3D for microprocessors now…TSV later

by Ed Korczynski, senior technical editor, Solid State Technology

May 21, 2008 – While manufacturing of 3D ICs is today limited mostly to memory chip stacks and cell-phone camera modules, the next huge application seems to be the embedded memory in microprocessors. Subramanian Iyer, distinguished engineer and chief technologist of IBM’s Systems and Technology Group, explained the economic considerations behind 3D microprocessors at the ConFab 2008 in Las Vegas, Nevada.

The economics of any new technology need to be assessed with respect to the advantages of other competing approaches that provide the same or similar benefits. Both embedded DRAM in a system-on-chip (SoC) and stand-alone DRAM as part of a system-in-package (SiP) have been well established as 2D solutions, so any 3D approach must be compared to these proven techniques. Iyer made his case by examining the relatively straightforward but very important challenge of balancing memory with 64 processor cores in a system.

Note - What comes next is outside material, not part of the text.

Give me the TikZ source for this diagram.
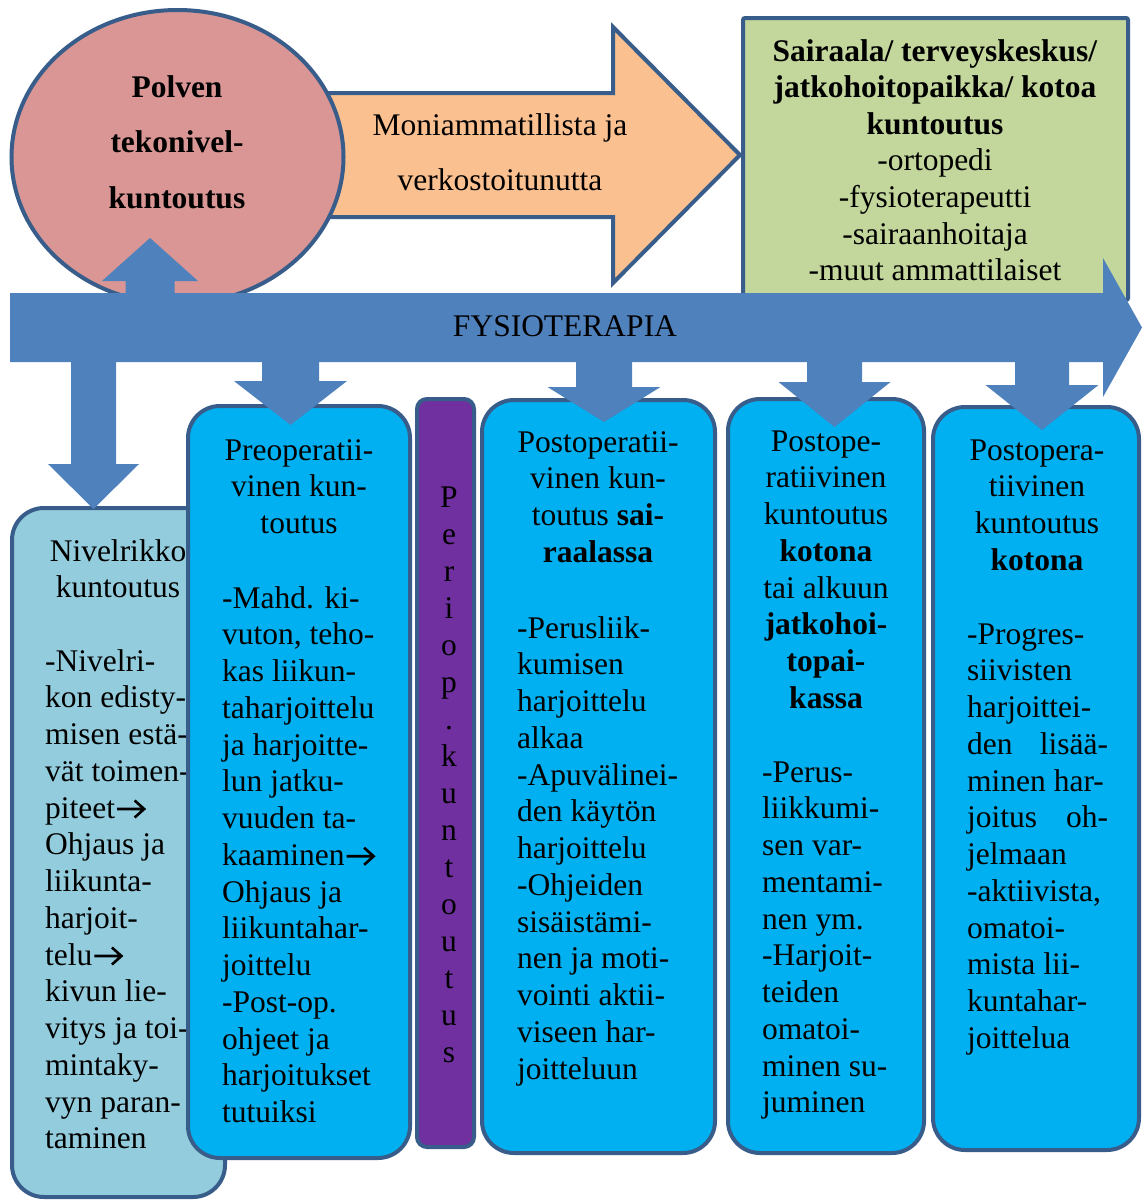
\documentclass[tikz,border=0pt]{standalone}
\usepackage{fontspec}
\setmainfont{Liberation Serif}
\usetikzlibrary{shapes.geometric}
\definecolor{bord}{HTML}{385D8A}
\definecolor{bandc}{HTML}{4F81BD}
\definecolor{pinkc}{HTML}{D99694}
\definecolor{orangec}{HTML}{FAC090}
\definecolor{greenc}{HTML}{C3D69B}
\definecolor{lblue}{HTML}{93CDDD}
\definecolor{bblue}{HTML}{00B0F0}
\definecolor{purplec}{HTML}{7030A0}
\newcommand\ra{\tikz[baseline=0pt,x=1pt,y=1pt]{\useasboundingbox (0,0) rectangle (32,19); \draw[line width=2.6pt, draw=black, line join=miter] (2,9) -- (29,9) (19.5,0.5) -- (29,9) -- (19.5,17.5);}}
\newcommand\rowsL[5]{\foreach \t [count=\i from 0] in {#5} {\node[txt,anchor=base west] (#1\i) at (#2,{#3+\i*#4}) {\t};}}
\newcommand\rowsC[5]{\foreach \t [count=\i from 0] in {#5} {\node[txt,anchor=base] (#1\i) at (#2,{#3+\i*#4}) {\t};}}
% name, cx, shaft half, ytop, head top, head half, tip
\newcommand\darrow[7]{\path[blk] ({#2-#3},#4) -- ({#2-#3},#5) -- ({#2-#6},#5) -- (#2,#7) -- ({#2+#6},#5) -- ({#2+#3},#5) -- ({#2+#3},#4) -- cycle; \coordinate (#1) at (#2,#7);}
\begin{document}
\begin{tikzpicture}[x=1pt,y=-1pt,
  bd/.style={draw=bord, line width=4pt},
  txt/.style={inner sep=0pt, font=\fontsize{31.5}{36.75}\selectfont},
  blk/.style={fill=bandc, draw=none},
  rbox/.style={bd, rectangle, rounded corners=32pt, inner sep=0pt},
]
\useasboundingbox (0,0) rectangle (1142,1200);
\fill[white] (0,0) rectangle (1142,1200);
% orange arrow
\draw[bd, fill=orangec, line join=miter] (300,93) -- (613,93) -- (613,27) -- (740,155) -- (613,283) -- (613,217) -- (300,217) -- cycle;
% circle
\node[bd, ellipse, fill=pinkc, minimum width=332pt, minimum height=294pt, inner sep=0pt] (circ) at (177.5,157) {};
% green box
\node[bd, rectangle, rounded corners=2pt, fill=greenc, minimum width=385pt, minimum height=282pt, inner sep=0pt] (green) at (935.5,159) {};
% band
\path[blk] (10,293) -- (1103,293) -- (1103,258) -- (1142,327.5) -- (1103,397) -- (1103,362) -- (10,362) -- cycle;
\node[txt, anchor=base] (fysio) at (565,336) {FYSIOTERAPIA};
% up arrow
\path[blk] (125.5,300) -- (125.5,281) -- (102,281) -- (150,238) -- (198,281) -- (174.5,281) -- (174.5,300) -- cycle;
\coordinate (uptip) at (150,238);
% texts top
\rowsC{tc}{177}{97}{55.5}{\textbf{Polven}, \textbf{tekonivel-}, \textbf{kuntoutus}}
\rowsC{to}{500}{135}{55}{Moniammatillista ja, verkostoitunutta}
\rowsC{tg}{935}{61}{36.6}{\textbf{Sairaala/ terveyskeskus/}, \textbf{jatkohoitopaikka/ kotoa}, \textbf{kuntoutus}, -ortopedi, -fysioterapeutti, -sairaanhoitaja, -muut ammattilaiset}
% box A
\node[rbox, fill=lblue, minimum width=213pt, minimum height=689pt] (boxA) at (118.5,852.5) {};
\rowsC{hA}{118}{561}{36.75}{Nivelrikko, kuntoutus}
\rowsL{bA}{45}{671}{36.75}{-Nivelri-, kon edisty-, misen estä-, vät toimen-, piteet\ra, Ohjaus ja, liikunta-, harjoit-, telu\ra, kivun lie-, vitys ja toi-, mintaky-, vyn paran-, taminen}
% box B
\node[rbox, fill=bblue, minimum width=222pt, minimum height=752pt] (boxB) at (299,782) {};
\rowsC{hB}{299}{460}{36.75}{Preoperatii-, vinen kun-, toutus}
\rowsL{bB}{222}{608}{36.75}{-Mahd. ki-, {vuton, teho-}, kas liikun-, taharjoittelu, ja harjoitte-, lun jatku-, vuuden ta-, kaaminen\ra, Ohjaus ja, liikuntahar-, joittelu, -Post-op., ohjeet ja, harjoitukset, tutuiksi}
% purple
\node[rbox, rounded corners=10pt, fill=purplec, minimum width=57pt, minimum height=748pt] (peri) at (445.5,773) {};
\rowsC{hP}{449}{507}{37}{P,e,r,i,o,p,.,k,u,n,t,o,u,t,u,s}
% box C
\node[rbox, fill=bblue, minimum width=233pt, minimum height=753pt] (boxC) at (598.5,776.5) {};
\rowsC{hC}{598}{452}{36.75}{Postoperatii-, vinen kun-, toutus \textbf{sai-}, \textbf{raalassa}}
\rowsL{bC}{517}{638}{36.75}{-Perusliik-, kumisen, harjoittelu, alkaa, -Apuvälinei-, den käytön, harjoittelu, -Ohjeiden, sisäistämi-, nen ja moti-, vointi aktii-, viseen har-, joitteluun}
% box D
\node[rbox, fill=bblue, minimum width=196pt, minimum height=754pt] (boxD) at (826,776) {};
\rowsC{hD}{826}{451}{36.75}{Postope-, ratiivinen, kuntoutus, \textbf{kotona}, tai alkuun, \textbf{jatkohoi-}, \textbf{topai-}, \textbf{kassa}}
\rowsL{bD}{762}{782}{36.75}{-Perus-, liikkumi-, sen var-, mentami-, nen ym., -Harjoit-, teiden, omatoi-, minen su-, juminen}
% box E
\node[rbox, fill=bblue, minimum width=206pt, minimum height=743pt] (boxE) at (1036,778.5) {};
\rowsC{hE}{1037}{460}{36.75}{Postopera-, tiivinen, kuntoutus, \textbf{kotona}}
\rowsL{bE}{967}{644}{36.75}{-Progres-, siivisten, harjoittei-, \hbox to 141pt{den\hfill lisää-}, minen har-, \hbox to 141pt{joitus\hfill oh-}, jelmaan, {-aktiivista,}, omatoi-, mista lii-, kuntahar-, joittelua}
% down arrows
\darrow{d1}{93.5}{22.5}{355}{464}{45.5}{509}
\darrow{d2}{290.5}{28.5}{355}{381}{56.5}{425}
\darrow{d3}{604}{28}{355}{387}{56.5}{422}
\darrow{d4}{834.5}{27.5}{355}{382}{56}{427}
\darrow{d5}{1042}{27}{355}{385}{56.5}{430}
\end{tikzpicture}
\end{document}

It is certain that 3D integration promises improved functionality in reduced physical volume when compared to the same circuitry running only in 2D. However, optimizing circuitry for 3D through re-design offers the potential for even greater benefits such as system-level co-design and the use of different fab technologies to create the different IC levels. For example, memory and logic manufacturing can be independently optimized on different production lines to reduce overall system cost.

In today’s microprocessor SoC, the first consideration in embedded memory is whether to choose IT-IC DRAM or 6T SRAM. Compared to DRAM, SRAM is about twice as fast and ~3.5× less dense in Mb/mm2. Since SRAM is built using only transistors, it can be integrated with no additional processing steps over those needed for logic. DRAM, however, needs the charge-storage capacitor and associated unique masks and processing steps, such that embedding it with logic adds to the cost of node manufacturing.

The result of all of the modeling is the conclusion that if much of the die area is eSRAM, then it will be cost-effective to replace it with eDRAM. There has been a general trend in modern microprocessor layouts that the percentage of silicon area devoted to memory has increased as the circuitry has shrunk. As a result, eDRAM has become ever more attractive, and new technology solutions such as 3D must be explores.

For multicore cache-starved microprocessors, the case for 3D integration is very favorable. There is no known alternative which could provide similar functionality, and TSV manufacturing technology has made significant advances recently. However, lack of design tools and clear directions for thermal/power management remain as stumbling blocks. It also seems certain that significantly increased functionality will have to be shown, since cost/area of silicon will probably have to increase for the use of TSV.

The motivation to develop 3D IC manufacturing technology is strong across the industry today, in part due to the challenges of pushing 2D IC integration to ever smaller dimensions. Traditional 2D scaling now must contend with the costs involved in pushing optical lithography below 1/4 wavelength as well as the inherent challenges of controlling atomic-scale films. 3D has a place in the future, but Iyer reminds us that — like any engineering problem — there are inherent tradeoffs, and each unique application needs to be considered independently to arrive at the optimal solution. — E.K.